A decir de Monsiváis, en los poetas reconoce su genio para hacer del lenguaje una profecía en sí misma "y convertir la memorización puntual de sus textos en vislumbramiento que modifica la percepción social y espiritual". Más aún: "Los poetas, al ampliar el lenguaje, amplían considerablemente la visión del mundo de sus lectores y discípulos (cada uno de los grandes poemas del canon instantáneo de la época equivale a un magisterio).

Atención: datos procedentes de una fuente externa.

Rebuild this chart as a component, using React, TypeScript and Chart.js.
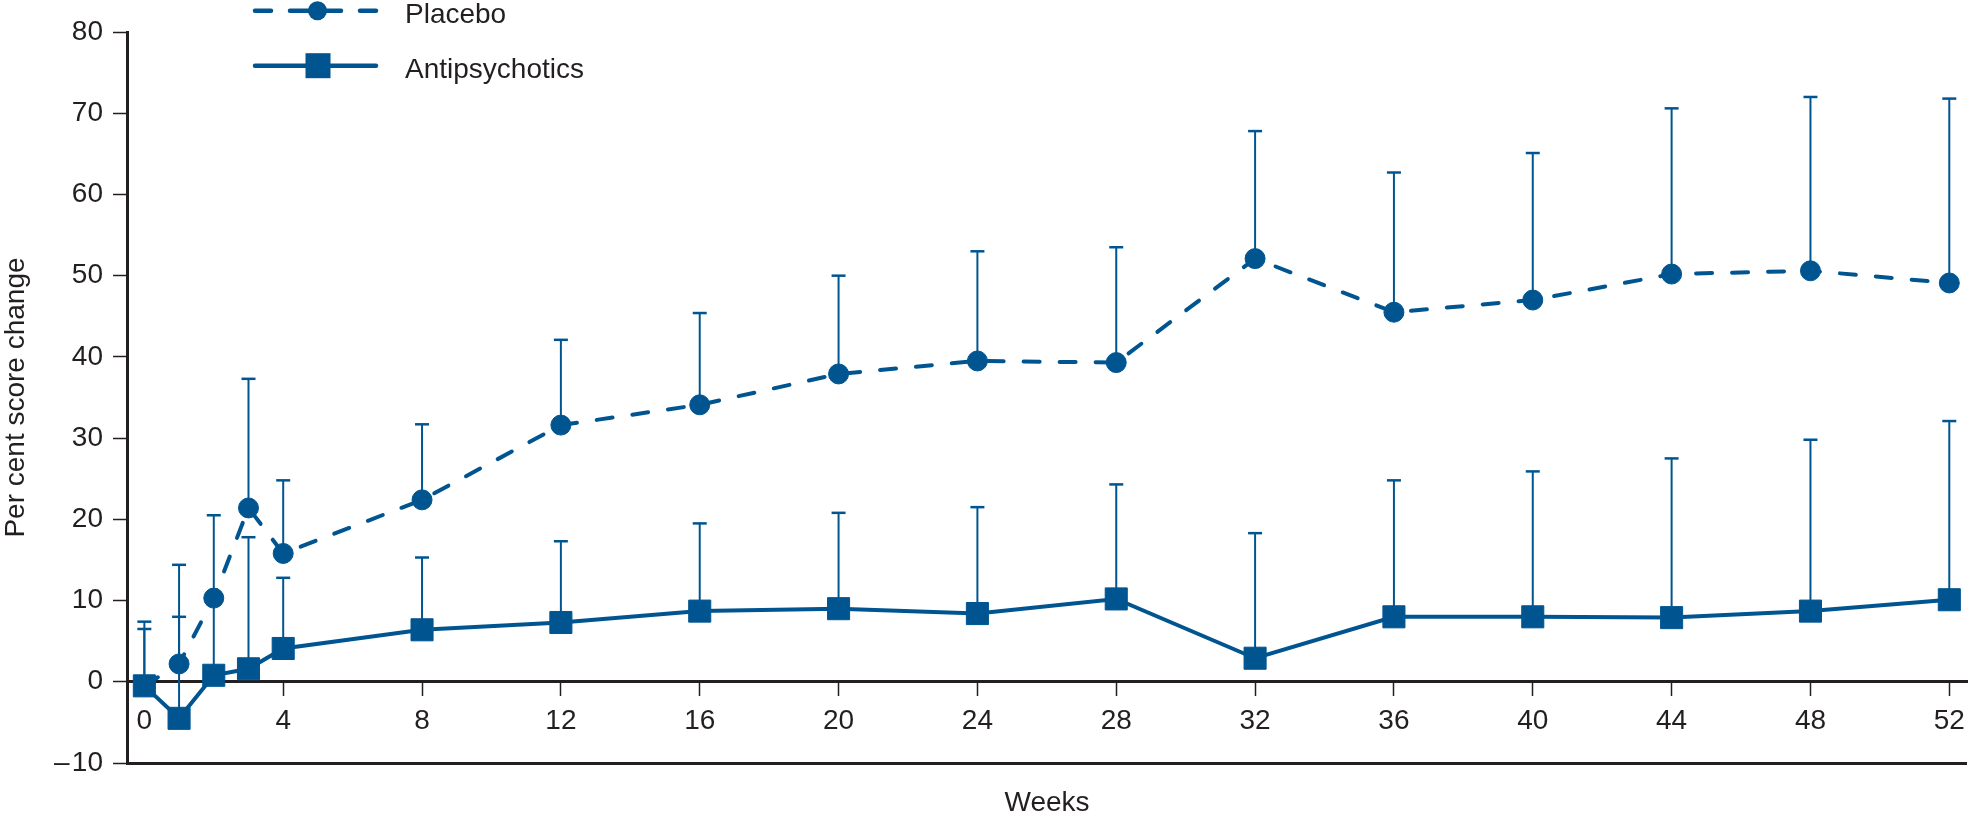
import React, { useEffect, useRef } from 'react';
import { Chart, registerables } from 'chart.js';

Chart.register(...registerables);

// ---- data ----
const weeks = [0, 1, 2, 3, 4, 8, 12, 16, 20, 24, 28, 32, 36, 40, 44, 48, 52];
const placeboMean = [-0.5, 2.2, 10.3, 21.4, 15.8, 22.4, 31.6, 34.1, 37.9, 39.5, 39.3, 52.1, 45.5, 47.0, 50.2, 50.6, 49.1];
const placeboUpper = [7.4, 14.4, 20.5, 37.3, 24.8, 31.7, 42.1, 45.4, 50.0, 53.0, 53.5, 67.8, 62.7, 65.1, 70.6, 72.0, 71.8];
const antipsychoticMean = [-0.5, -4.5, 0.8, 1.6, 4.1, 6.4, 7.3, 8.7, 9.0, 8.4, 10.2, 2.9, 8.0, 8.0, 7.9, 8.7, 10.1];
const antipsychoticUpper = [6.5, 8.0, 10.0, 17.8, 12.8, 15.3, 17.3, 19.5, 20.8, 21.5, 24.3, 18.3, 24.8, 25.9, 27.5, 29.8, 32.1];
const xTickValues = [0, 4, 8, 12, 16, 20, 24, 28, 32, 36, 40, 44, 48, 52];
const yMin = -10;
const yMax = 80;
const yStep = 10;
const seriesLabels = ['Placebo', 'Antipsychotics'];
const xTitle = 'Weeks';
const yTitle = 'Per cent score change';

// ---- style ----
const BLUE = '#005591';
const INK = '#231f20';
const FONT = "'Liberation Sans', Arial, sans-serif";
const W = 1968;
const H = 816;

const uppers = [placeboUpper, antipsychoticUpper];

const errorBarPlugin = {
  id: 'errorBars',
  beforeDatasetsDraw(chart: any) {
    const ctx = chart.ctx;
    const yScale = chart.scales.y;
    chart.data.datasets.forEach((_ds: any, i: number) => {
      const meta = chart.getDatasetMeta(i);
      const up = uppers[i];
      ctx.save();
      ctx.strokeStyle = BLUE;
      ctx.lineWidth = 2;
      meta.data.forEach((pt: any, j: number) => {
        const x = pt.x;
        const y0 = pt.y;
        const y1 = yScale.getPixelForValue(up[j]);
        ctx.beginPath();
        ctx.moveTo(x, y0);
        ctx.lineTo(x, y1);
        ctx.stroke();
        ctx.lineWidth = 2.5;
        ctx.beginPath();
        ctx.moveTo(x - 7, y1);
        ctx.lineTo(x + 7, y1);
        ctx.stroke();
        ctx.lineWidth = 2;
      });
      ctx.restore();
    });
  },
};

const legendPlugin = {
  id: 'customLegend',
  afterDraw(chart: any) {
    const ctx = chart.ctx;
    ctx.save();
    ctx.strokeStyle = BLUE;
    ctx.fillStyle = BLUE;
    ctx.lineWidth = 4.5;
    ctx.lineCap = 'round';
    // Placebo: dashed line + circle
    const y1 = 10.7;
    const segs = [[255, 271], [290, 341], [360, 376]];
    segs.forEach(([a, b]) => {
      ctx.beginPath();
      ctx.moveTo(a, y1);
      ctx.lineTo(b, y1);
      ctx.stroke();
    });
    ctx.beginPath();
    ctx.arc(317.5, y1, 9.5, 0, Math.PI * 2);
    ctx.fill();
    // Antipsychotics: solid line + square
    const y2 = 65.7;
    ctx.beginPath();
    ctx.moveTo(255, y2);
    ctx.lineTo(376, y2);
    ctx.stroke();
    ctx.fillRect(318 - 12.5, y2 - 12.5, 25, 25);
    // labels
    ctx.fillStyle = INK;
    ctx.font = `28px ${FONT}`;
    ctx.textAlign = 'left';
    ctx.textBaseline = 'alphabetic';
    ctx.fillText(seriesLabels[0], 405, 23.3);
    ctx.fillText(seriesLabels[1], 405, 78.3);
    ctx.restore();
  },
};

export default function App() {
  const ref = useRef<HTMLCanvasElement | null>(null);

  useEffect(() => {
    if (!ref.current) return;
    const chart = new Chart(ref.current, {
      type: 'line',
      data: {
        datasets: [
          {
            label: seriesLabels[0],
            data: weeks.map((w, i) => ({ x: w, y: placeboMean[i] })),
            borderColor: BLUE,
            backgroundColor: BLUE,
            borderWidth: 4,
            borderDash: [16, 20],
            borderCapStyle: 'round',
            pointStyle: 'circle',
            pointRadius: 10,
            pointBorderWidth: 1,
            pointBackgroundColor: BLUE,
            pointBorderColor: BLUE,
            tension: 0,
            order: 1,
            clip: false,
          } as any,
          {
            label: seriesLabels[1],
            data: weeks.map((w, i) => ({ x: w, y: antipsychoticMean[i] })),
            borderColor: BLUE,
            backgroundColor: BLUE,
            borderWidth: 4,
            pointStyle: 'rect',
            pointRadius: 15.6,
            pointBorderWidth: 1,
            pointBackgroundColor: BLUE,
            pointBorderColor: BLUE,
            tension: 0,
            order: 0,
            clip: false,
          } as any,
        ],
      },
      options: {
        responsive: false,
        animation: false,
        events: [],
        layout: { autoPadding: false, padding: { top: 32, left: 0, right: 1, bottom: 0 } },
        plugins: {
          legend: { display: false },
          tooltip: { enabled: false },
        },
        scales: {
          x: {
            type: 'linear',
            position: { y: 0 } as any,
            min: -0.5,
            max: 52.51,
            afterBuildTicks: (s: any) => {
              s.ticks = xTickValues.map((v) => ({ value: v }));
            },
            afterFit: (s: any) => {
              s.paddingLeft = 0;
              s.paddingRight = 0;
            },
            grid: {
              display: true,
              drawOnChartArea: false,
              drawTicks: true,
              tickLength: 13,
              tickColor: INK,
              tickWidth: 1.5,
            },
            border: { display: true, color: INK, width: 3 },
            ticks: {
              font: { family: FONT, size: 28, lineHeight: 1.2 },
              color: INK,
              padding: 10,
              maxRotation: 0,
              autoSkip: false,
            },
          },
          x2: {
            type: 'linear',
            position: 'bottom',
            display: true,
            ticks: { display: false },
            grid: { display: false, drawTicks: false },
            border: { display: false },
            title: {
              display: true,
              text: xTitle,
              font: { family: FONT, size: 28, lineHeight: 0.9 },
              color: INK,
              padding: 0,
            },
            afterFit: (s: any) => {
              s.height = 53;
              s.paddingLeft = 0;
              s.paddingRight = 0;
            },
          },
          y: {
            type: 'linear',
            min: yMin,
            max: yMax,
            ticks: {
              stepSize: yStep,
              font: { family: FONT, size: 28 },
              color: INK,
              padding: 10,
              callback: (v: any) => (Number(v) < 0 ? '\u2013\u200a' + Math.abs(Number(v)) : String(v)),
            },
            afterFit: (s: any) => {
              s.width = 127;
              s.paddingTop = 0;
              s.paddingBottom = 0;
            },
            grid: {
              display: true,
              drawOnChartArea: true,
              drawTicks: true,
              color: (c: any) => (c.tick && c.tick.value === yMin ? INK : 'rgba(0,0,0,0)'),
              lineWidth: (c: any) => (c.tick && c.tick.value === yMin ? 3 : 1),
              tickColor: INK,
              tickWidth: 1.5,
              tickLength: 14,
            },
            border: { display: true, color: INK, width: 3 },
            title: {
              display: true,
              text: yTitle,
              font: { family: FONT, size: 28, lineHeight: 1.15 },
              color: INK,
              padding: { top: 0, bottom: 0 },
            },
          },
        },
      } as any,
      plugins: [errorBarPlugin, legendPlugin],
    });
    return () => chart.destroy();
  }, []);

  return (
    <div style={{ position: 'absolute', left: 0, top: 0, width: W, height: H, background: '#fff' }}>
      <canvas ref={ref} width={W} height={H} style={{ display: 'block' }} />
    </div>
  );
}
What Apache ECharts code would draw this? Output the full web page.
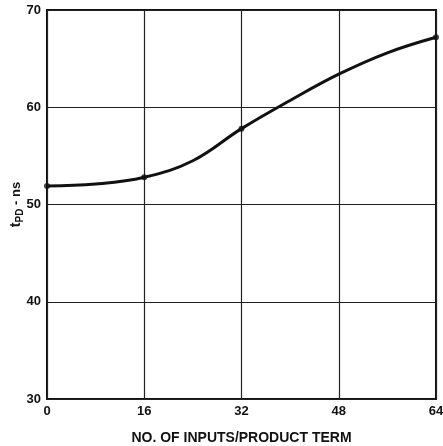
<!DOCTYPE html>
<html><head><meta charset="utf-8">
<script src="https://cdn.jsdelivr.net/npm/echarts@6/dist/echarts.min.js"></script>
<style>html,body{margin:0;padding:0;background:#fff}#c{width:443px;height:446px}</style>
</head><body><div id="c"></div>
<script>
const xValues = [0, 8, 16, 24, 32, 40, 48, 56, 64];
const tpdValues = [51.9, 52.1, 52.8, 54.5, 57.8, 60.7, 63.4, 65.6, 67.2];
const markedX = [0, 16, 32, 64];
const markedY = [51.9, 52.8, 57.8, 67.2];
const xTicks = [0, 16, 32, 48, 64];
const yTicks = [30, 40, 50, 60, 70];
const xTitle = 'NO. OF INPUTS/PRODUCT TERM';

const chart = echarts.init(document.getElementById('c'));
const font = '"Liberation Sans", Arial, sans-serif';
chart.setOption({
  animation: false,
  grid: {left: 47, right: 7, top: 10, bottom: 47, show: true, borderColor: '#111', borderWidth: 2,
         containLabel: false, outerBoundsMode: 'none'},
  xAxis: {
    type: 'value', min: xTicks[0], max: xTicks[xTicks.length-1], interval: 16,
    name: xTitle, nameLocation: 'middle', nameGap: 32, nameMoveOverlap: false,
    nameTextStyle: {fontFamily: font, fontWeight: 'bold', fontSize: 14, color: '#111'},
    axisLine: {show: false}, axisTick: {show: false},
    axisLabel: {fontFamily: font, fontWeight: 'bold', fontSize: 13, color: '#111', margin: 6},
    splitLine: {show: true, lineStyle: {color: '#222', width: 1.2}}
  },
  yAxis: {
    type: 'value', min: yTicks[0], max: yTicks[yTicks.length-1], interval: 10,
    name: '{t|t}{s|PD}{n| - ns}', nameLocation: 'middle', nameGap: 22, nameRotate: 90, nameMoveOverlap: false,
    nameTextStyle: {fontFamily: font, fontWeight: 'bold', color: '#111',
      rich: {t: {fontFamily: font, fontWeight: 'bold', fontSize: 14, color: '#111'},
             s: {fontFamily: font, fontWeight: 'bold', fontSize: 10, color: '#111', verticalAlign: 'bottom', padding: [7,0,0,0]},
             n: {fontFamily: font, fontWeight: 'bold', fontSize: 13, color: '#111'}}},
    axisLine: {show: false}, axisTick: {show: false},
    axisLabel: {fontFamily: font, fontWeight: 'bold', fontSize: 13, color: '#111', margin: 6},
    splitLine: {show: true, lineStyle: {color: '#222', width: 1.2}}
  },
  series: [{
    type: 'line', smooth: 0.4, showSymbol: false,
    data: xValues.map((x, i) => [x, tpdValues[i]]),
    lineStyle: {color: '#111', width: 3}
  }, {
    type: 'scatter', symbolSize: 6,
    data: markedX.map((x, i) => [x, markedY[i]]),
    itemStyle: {color: '#111'}
  }]
});
</script></body></html>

Y esta resurrección o recreación del lenguaje es sueño compulsivo de un porvenir desbordante en sensaciones a la altura de los poemas."
Por ello, "al ensancharse el ámbito de la sensibilidad, se impulsa hasta el paroxismo la experiencia de la vida como agudización de los sentidos".
Dedicados parcial pero también esencialmente a la poesía, Monsiváis ha publicado los libros biográficos o de crónica biográfica Adonde yo soy tú somos nosotros (2000), sobre Octavio Paz; Lo marginal en el centro (2000), sobre Salvador Novo, y Yo te bendigo, vida (2002), sobre Amado Nervo.
En su libro, Aires de familia: Cultura y sociedad en América Latina (2000), con el cual mereció en España el XXVIII Premio Anagrama de Ensayo, Monsiváis dedica varias páginas del ensayo "Ínclitas razas ubérrimas" (Darío, por supuesto), a la reflexión y celebración en torno de la poesía y los mitos de la cultura iberoamericana que se esencializan en la poesía.
En el último capítulo de la Historia general de México (1976), que coordinó don Daniel Cosío Villegas, el autor de Los rituales del caos dedica todo un apartado a la poesía en su excelente estudio que con modestia tituló "Notas sobre la cultura mexicana en el siglo XX ". Otro ensayo suyo, agudo y esclarecedor, sobre la poesía de López Velarde, forma parte del libro Minutos velardianos (1988), coordinado por Elisa García Barragán e injustamente plagado de erratas, tantas que podría decirse que es un libro de erratas con algunos párrafos inexplicablemente limpios.
Súmese a éstos los ensayos, artículos y prólogos que ha escrito a los libros, antologías y obras poéticas reunidas de autores como Luis Cernuda, Jaime Sabines, Renato Leduc, Hugo Gutiérrez Vega, etcétera.
Lo más parecido a un poema que ha escrito Monsiváis es el "Informe confidencial sobre la posibilidad de un mínimo equivalente mexicano del poema Howl (El aullido) de Allen Ginsberg", incluido en las páginas de su primer libro de crónicas, Días de guardar (1970). Pero Carlos Monsiváis no ha pretendido nunca ser un poeta, sino un gozador, un recreador y un divulgador de poemas. Reivindicando a Borges, él podría decir en su mejor y más fidedigno estilo paródico: "Que otros se jacten de las páginas de poesía que han escrito;/ a mí me enorgullecen las que he leído."